## BEGIN DATASET ROWS
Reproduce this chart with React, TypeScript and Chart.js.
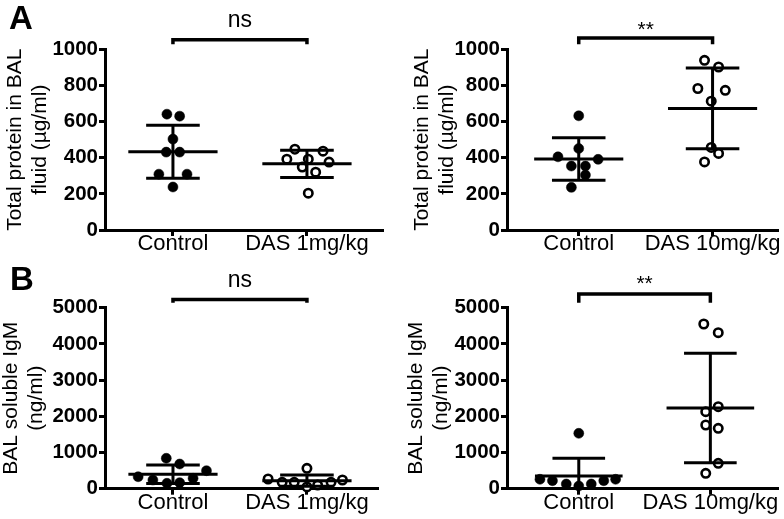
## END DATASET ROWS
## BEGIN DATASET ROWS
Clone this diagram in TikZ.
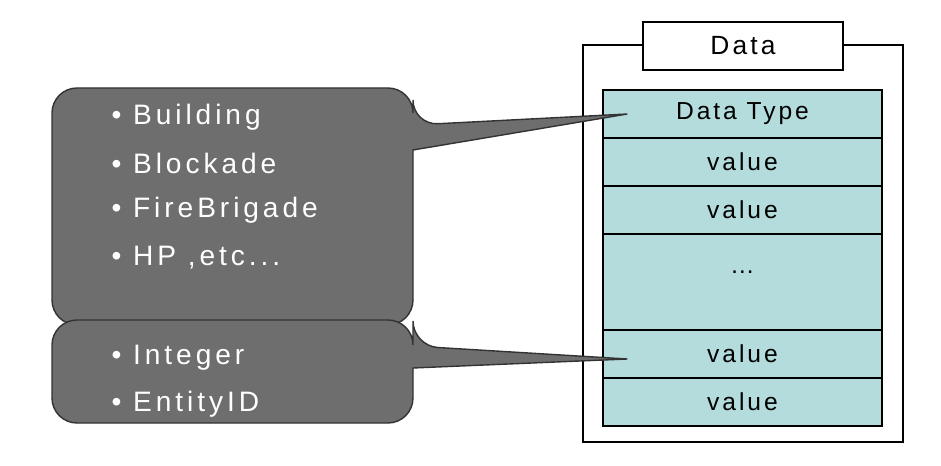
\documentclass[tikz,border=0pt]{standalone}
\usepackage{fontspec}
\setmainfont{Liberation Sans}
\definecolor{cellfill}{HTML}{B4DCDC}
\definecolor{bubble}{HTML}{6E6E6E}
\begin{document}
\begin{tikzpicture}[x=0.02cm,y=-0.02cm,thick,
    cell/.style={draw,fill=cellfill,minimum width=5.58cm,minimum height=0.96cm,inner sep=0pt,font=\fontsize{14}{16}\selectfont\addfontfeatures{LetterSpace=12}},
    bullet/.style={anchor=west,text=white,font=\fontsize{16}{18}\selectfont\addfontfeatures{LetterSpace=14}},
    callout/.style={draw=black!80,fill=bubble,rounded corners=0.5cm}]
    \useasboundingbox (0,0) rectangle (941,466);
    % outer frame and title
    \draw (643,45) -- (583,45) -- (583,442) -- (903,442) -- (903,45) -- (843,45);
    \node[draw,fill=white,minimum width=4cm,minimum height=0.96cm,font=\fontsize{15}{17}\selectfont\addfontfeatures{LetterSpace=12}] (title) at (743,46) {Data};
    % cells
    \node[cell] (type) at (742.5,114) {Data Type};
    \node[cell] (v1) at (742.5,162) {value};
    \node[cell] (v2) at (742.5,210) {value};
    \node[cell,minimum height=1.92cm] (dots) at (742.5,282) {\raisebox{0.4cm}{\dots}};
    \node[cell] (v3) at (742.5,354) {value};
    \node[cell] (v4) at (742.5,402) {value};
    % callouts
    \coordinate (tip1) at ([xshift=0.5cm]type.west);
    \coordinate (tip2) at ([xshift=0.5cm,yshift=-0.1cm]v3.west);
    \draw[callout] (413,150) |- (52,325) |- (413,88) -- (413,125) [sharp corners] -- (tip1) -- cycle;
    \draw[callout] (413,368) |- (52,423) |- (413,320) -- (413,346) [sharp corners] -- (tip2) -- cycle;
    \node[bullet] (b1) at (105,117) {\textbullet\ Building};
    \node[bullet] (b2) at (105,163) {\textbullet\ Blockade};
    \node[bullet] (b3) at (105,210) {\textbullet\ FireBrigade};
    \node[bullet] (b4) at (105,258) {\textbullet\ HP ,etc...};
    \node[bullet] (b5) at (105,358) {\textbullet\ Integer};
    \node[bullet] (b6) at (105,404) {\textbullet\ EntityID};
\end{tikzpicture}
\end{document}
## END DATASET ROWS
*PROBLEM:*
Copy all lines of the listing above that contain the string "this".

*FULL SOLUTION:*
Reproduce this chart with React, TypeScript and Chart.js.
Clone this diagram in TikZ.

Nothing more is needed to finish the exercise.